Date/Time
Date(s) - 03/20/2025
3:00 pm - 4:00 pm
Location
4010 JFSB
Category(ies)
Aaron Eastley, Associate Professor of English, will present at this week’s Humanities Center colloquium, on Thursday, March 20th at 3:00 pm in 4010 JFSB. This presentation will explore how poets who move between countries use their experiences in different places and cultures to shape their writing. Refreshments will be served.

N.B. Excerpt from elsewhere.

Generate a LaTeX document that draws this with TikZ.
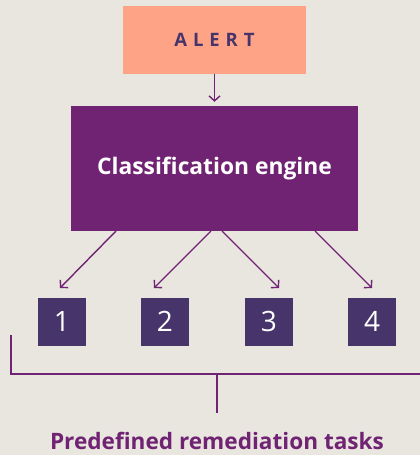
\documentclass[tikz,border=0pt]{standalone}
\usepackage{fontspec}
\setmainfont{Open Sans}
\usetikzlibrary{arrows.meta}
\definecolor{bgc}{HTML}{E9E6E0}
\definecolor{salmon}{HTML}{FFA387}
\definecolor{plum}{HTML}{712373}
\definecolor{ink}{HTML}{46346A}
\tikzset{
  boxstyle/.style={draw=none, inner sep=0pt, align=center},
  numbox/.style={boxstyle, fill=ink, text=white, minimum width=48pt, minimum height=48pt, font=\fontsize{28}{30}\selectfont},
  conn/.style={draw=plum, line width=1.4pt, -{Straight Barb[length=5pt,width=11pt,line width=1.4pt]}},
  brack/.style={draw=plum, line width=1.3pt}
}
\begin{document}
\begin{tikzpicture}[x=1pt,y=-1pt]
\fill[bgc] (0,0) rectangle (420,455);
\useasboundingbox (0,0) rectangle (420,455);
\node[boxstyle, fill=salmon, text=ink, minimum width=183pt, minimum height=68pt,
  font=\fontsize{18.5}{20}\selectfont\bfseries\addfontfeatures{LetterSpace=32}] (alert) at (214.5,40) {ALERT};
\node[boxstyle, fill=plum, text=white, minimum width=287pt, minimum height=125pt,
  font=\fontsize{22.8}{26}\selectfont\bfseries] (engine) at (214.5,168.5) {Classification engine};
\node[numbox] (n1) at (62,321.5) {1};
\node[numbox] (n2) at (165,321.5) {2};
\node[numbox] (n3) at (269,321.5) {3};
\node[numbox] (n4) at (372,321.5) {4};
\draw[conn] (alert.south) -- ([yshift=4pt]engine.north);
\coordinate (s1) at (116,231);
\coordinate (s2) at (211,231);
\coordinate (s3) at (222,231);
\coordinate (s4) at (315,231);
\coordinate (e1) at (60,288);
\coordinate (e2) at (154,288);
\coordinate (e3) at (279,288);
\coordinate (e4) at (372,288);
\draw[conn] (s1) -- (e1);
\draw[conn] (s2) -- (e2);
\draw[conn] (s3) -- (e3);
\draw[conn] (s4) -- (e4);
\coordinate (bl) at (11,335);
\coordinate (bc) at (11,374);
\coordinate (br) at (421,374);
\coordinate (tm) at (217,374);
\coordinate (tb) at (217,413);
\draw[brack] (bl) -- (bc) -- (br);
\draw[brack] (tm) -- (tb);
\node[text=plum, font=\fontsize{22.6}{26}\selectfont\bfseries, anchor=base] (lbl) at (217,449) {Predefined remediation tasks};
\end{tikzpicture}
\end{document}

Title: “All Distance Gone”: Leslie Norris’s Transnational Poetics
Jahan Ramazani has emphasized the importance in the 20th and 21st centuries of “traveling poets.” Drawing on the ideas of Edward Said and James Clifford, Ramazani emphasizes that writers should not be assumed to be always and forever (or especially solely) defined by their places of birth: that in a modern world of “exiles, emigres, [and] refugees” identities tend to become “overlapping and conflicted, multiple and fluid.” In the case of a writer like Leslie Norris, born in Wales but dividing his adult life between England and America, we must ascertain how he traveled: key choices he made and ways his experiences shaped him—even unawares. The point of a “transnational poetics,” as Ramazani calls it, is to discover and evaluate in particular poems the traces of places and cultures that influenced the writing. This presentation will attempt to so illustrate the poetics of a specifically transnational Norris.
About our presenter:
Aaron Eastley is Associate Professor of English. He holds a PhD from the University of California at San Diego, and specializes in transnational literatures in English, British Modernism, and diaspora and globalization studies. He is the Honors Coordinator for English and taught Honors Unexpected Connections courses from 2017-2022. His scholarship has appeared in venues such as the Journal of Caribbean Literatures, ARIEL, the Journal of Commonwealth and Postcolonial Studies, Twentieth-Century Literature, and Research in African Literatures. His current interests center on the Caribbean and Wales. Over the past several years he has collaborated with colleagues in Trinidad to put together a collection of the journalism of Seepersad Naipaul that come out from Peepal Tree Press in March 2024.